Не знаю, смогу ли я когда-нибудь еще говорить с тобой, поэтому даже хорошо, что это письмо попадет в твои руки, и если я все-таки вернусь, ты уже будешь знать правду. Мои руки изувечены, и это произошло еще в начале декабря. На левой нет мизинца, но — что гораздо хуже — на правой обморожены три средних пальца. Кружку я могу теперь держать только большим пальцем и мизинцем. Я довольно беспомощен, ведь только когда у тебя нет пальцев, понимаешь, как они необходимы для самых простейших дел. Проще всего мне стрелять — при помощи мизинца. Руки пропали. Не могу же я всю жизнь стрелять, а ведь ни для чего другого я не гожусь. Может быть, смогу стать лесничим? Но это юмор висельника, и я пишу это, чтобы успокоить самого себя.

Курт Ханке — мне кажется, ты должна помнить его (по коллегии в 37-м году) — восемь дней назад на маленькой улочке играл на рояле «Аппассионату». Да, не каждый день случается такое, чтобы рояль оказался прямо на улице. Дом взорвали, но инструмент, вероятно, пожалели, вытащили на улицу. Каждый солдат, проходивший мимо, барабанил на нем, ну скажи мне: где еще можно увидеть рояль прямо на улице? Я, кажется, уже писал тебе про это, про то, как он потрясающе играл 4 января, я думаю, скоро он будет на самом передке.

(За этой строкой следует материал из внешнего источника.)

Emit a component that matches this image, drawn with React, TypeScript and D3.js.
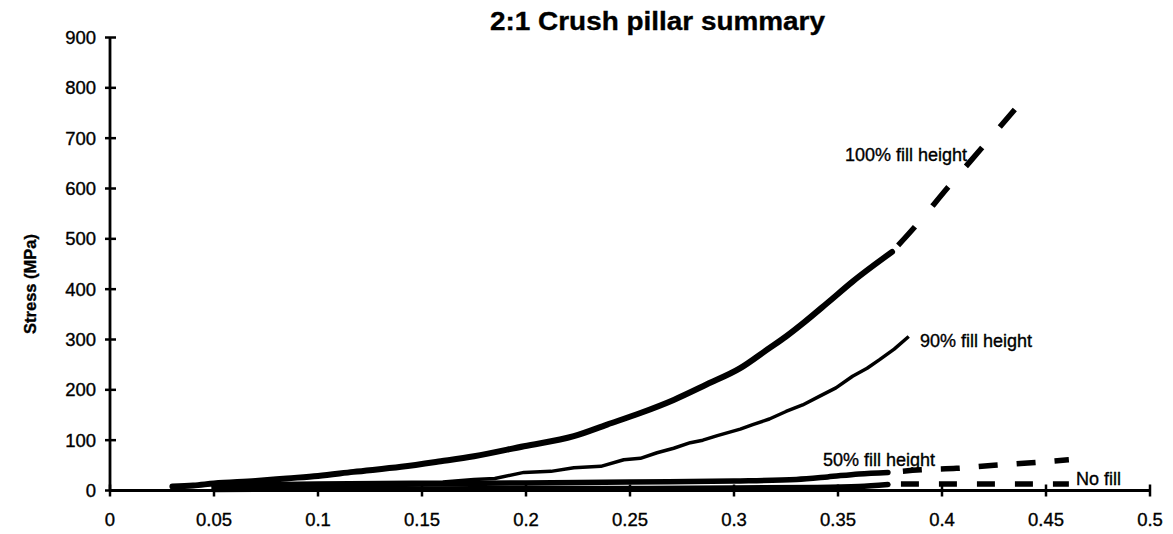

Прости, что употребляю этот термин, так на нас повлияла война. Но если паренек вернется с фронта, мы о нем еще услышим. Я никогда не забуду этих минут. Одни его слушатели чего стоили! Жалко, что я не писатель, чтобы передать словами, как около сотни солдат сидели в шинелях, завернувшись в одеяла, стоял грохот разрывов, но никто не обращал внимания, — слушали Бетховена в Сталинграде, может быть, и не понимая его. Ну что, стало тебе легче, когда ты узнала всю правду?

4

…Избавьте меня от Ваших добрых советов. Вы что, не понимаете, в какое Вы меня ставите положение? Что Вы пишете! Вы бы этого не сделали, уж Вы бы знали, как надо было сделать! К чему все это? Вы же знаете, что я разделяю Ваши взгляды, и мы говорили об этом гораздо больше, чем нужно, но нельзя же об этом писать. Вы что же, других идиотами считаете?

А если я сейчас пишу так откровенно, то потому, что знаю, что со мной ничего не может случиться, я предусмотрительно не называю фамилию отправителя, и это письмо Вы получите известным Вам путем. А даже если бы и узнали, кто его написал, то нет для меня более надежного убежища, чем Сталинград. Легко сказать: «Сложи оружие». Вы что, думаете, русские нас пощадят? Вы же умный человек, почему же Вы тогда не потребуете от своих друзей, чтобы они отказались производить оружие?

Легко давать добрые советы. Но так, как Вы себе это представляете, не получится. Освобождение народов, что за ерунда! Народы останутся теми же, меняться будет только власть, а те, кто стоит в стороне, снова и снова будут утверждать, что народ надо от нее освободить. В 32-м еще можно было что-то сделать, Вы это прекрасно знаете. И то, что момент был упущен, тоже знаете. Десять лет назад речь шла о бюллетенях для голосования, а теперь за это надо расплачиваться такой «мелочью», как жизнь.